Google Self-Driving Car ou Driverless Car, “AppleCar” ou “Windows 4X4”, até poderão ser marcas sexy, de veículos muito evoluídos, e concorrerem de forma determinante para a eficiência de cada um de nós e para a redução da sinistralidade. No entanto, pelo menos por ora e para mim (suponho que para grande parte do último grupo), os momentos de limpeza mental, descontração, diversão ou apenas prazer ao volante de uma macchina são incomparavelmente mais humanos e não menor ferramenta de eficiência pelo que nos aproxima da criatividade pelo sonho.

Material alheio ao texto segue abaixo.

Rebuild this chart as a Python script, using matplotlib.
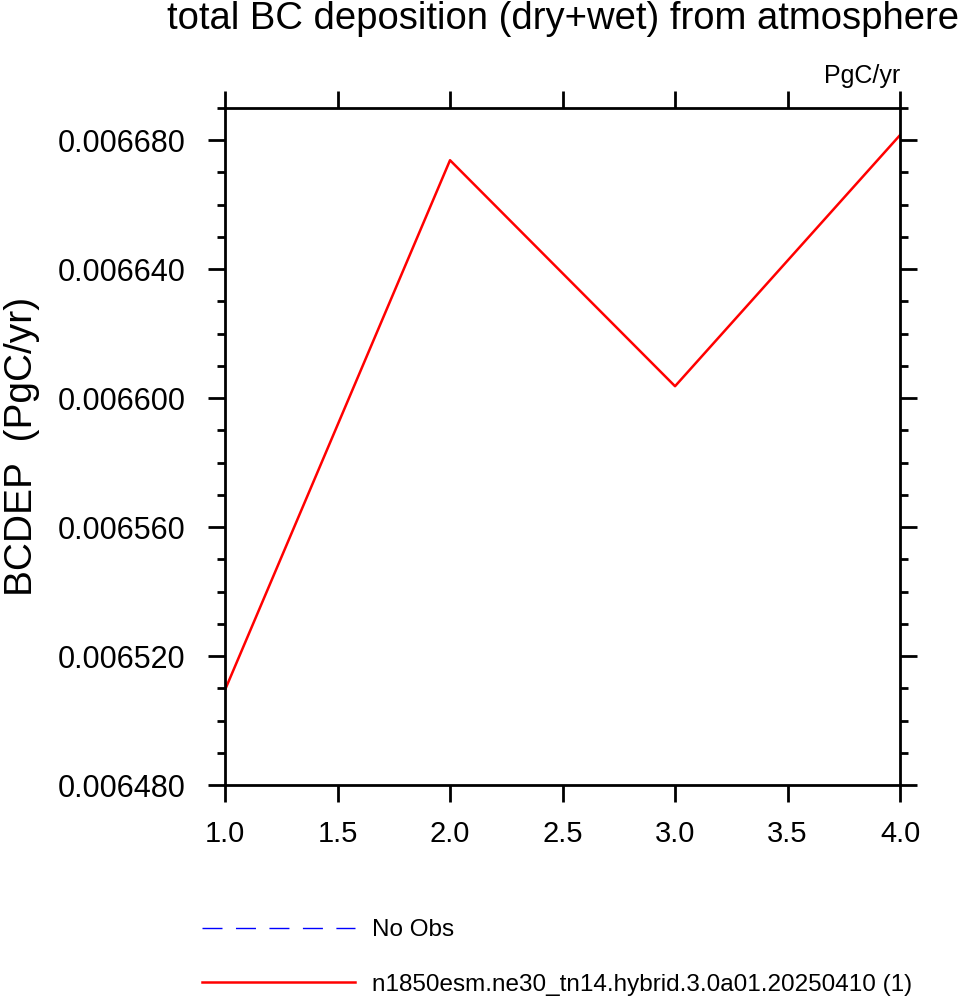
import matplotlib
matplotlib.use("Agg")
import matplotlib.pyplot as plt
from matplotlib.ticker import MultipleLocator, FormatStrFormatter
import numpy as np

plt.rcParams['font.family'] = ['Liberation Sans', 'DejaVu Sans']

# values
years = [1, 2, 3, 4]
bcdep = [0.0065095, 0.0066738, 0.0066037, 0.0066816]
obs_years = []
obs_values = []

title = 'total BC deposition (dry+wet) from atmosphere'
units = 'PgC/yr'
ylabel = 'BCDEP  (PgC/yr)'
case_name = 'n1850esm.ne30_tn14.hybrid.3.0a01.20250410 (1)'
obs_name = 'No Obs'

fig = plt.figure(figsize=(9.62, 9.99), dpi=100)
ax = fig.add_axes([0.2339, 0.2142, 0.7017, 0.6777])

obs_line, = ax.plot(obs_years, obs_values, color='blue', lw=1.0,
                    dashes=(14.4, 9.7))
case_line, = ax.plot(years, bcdep, color='red', lw=1.8)

ax.set_xlim(1, 4)
ax.set_ylim(0.00648, 0.00669)
ax.xaxis.set_major_locator(MultipleLocator(0.5))
ax.xaxis.set_major_formatter(FormatStrFormatter('%.1f'))
ax.yaxis.set_major_locator(MultipleLocator(0.00004))
ax.yaxis.set_minor_locator(MultipleLocator(0.00001))
ax.yaxis.set_major_formatter(FormatStrFormatter('%.6f'))

for s in ax.spines.values():
    s.set_linewidth(2.0)
ax.tick_params(which='both', direction='out', top=True, right=True,
               width=2.0)
ax.tick_params(which='major', length=12.5)
ax.tick_params(which='minor', length=6)
ax.tick_params(axis='x', pad=13, labelsize=21)
ax.tick_params(axis='y', pad=16, labelsize=22)

ax.set_title(title, fontsize=27.5, pad=57)
ax.annotate(units, xy=(1, 1), xycoords='axes fraction',
            xytext=(0, 18), textcoords='offset points',
            ha='right', va='baseline', fontsize=18)
ax.set_ylabel(ylabel, fontsize=28)
ax.yaxis.set_label_coords(-0.274, 0.5)

fig.legend([obs_line, case_line], [obs_name, case_name],
           loc='upper left', bbox_to_anchor=(0.21, 0.080),
           frameon=False, fontsize=17.5, handlelength=6.3,
           handletextpad=0.7, labelspacing=1.35,
           borderpad=0, borderaxespad=0)

fig.savefig('out.png', dpi=100)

Sem filas de trânsito (que a existência de veículos autómatos não evitará), um bom volante funciona como um autêntico SPA para a mente. A teoria dos “zero acidentes”, grande argumento de alguns daqueles construtores (por exemplo, a Volvo) de veículos autónomos é, na minha opinião, um disparate. Nos últimos 30 anos ou 40 anos, na aviação comercial, os incidentes e acidentes, sobretudo os fatais, tiveram como principais fatores concorrentes os erros de interpretação de dados por parte dos sistemas, que logo de seguida entram em colapso, ou aspetos físicos externos ao aparelho e tripulação.

Não estou a defender a quebra de tecnologia nos veículos de transporte, quaisquer que sejam. A tecnologia tem sido fundamental na melhoria da nossa segurança e, portanto, a sua contínua evolução e introdução só irá resultar na redução de acidentes, sejam no ar, no mar ou rodoviários – mas já será ingénuo pensar na sua eliminação.

Finalmente e declarando-me contra, confesso admitir que esta tendência nos leve em 2040 a uma realidade automóvel tão asséptica e virtual quão desinteressante para os tais 75% dos casos. E, nesse caso, sendo provável estar ainda pendente nos tribunais portugueses, o caso Táxis-Uber, ficará driverless resolvido.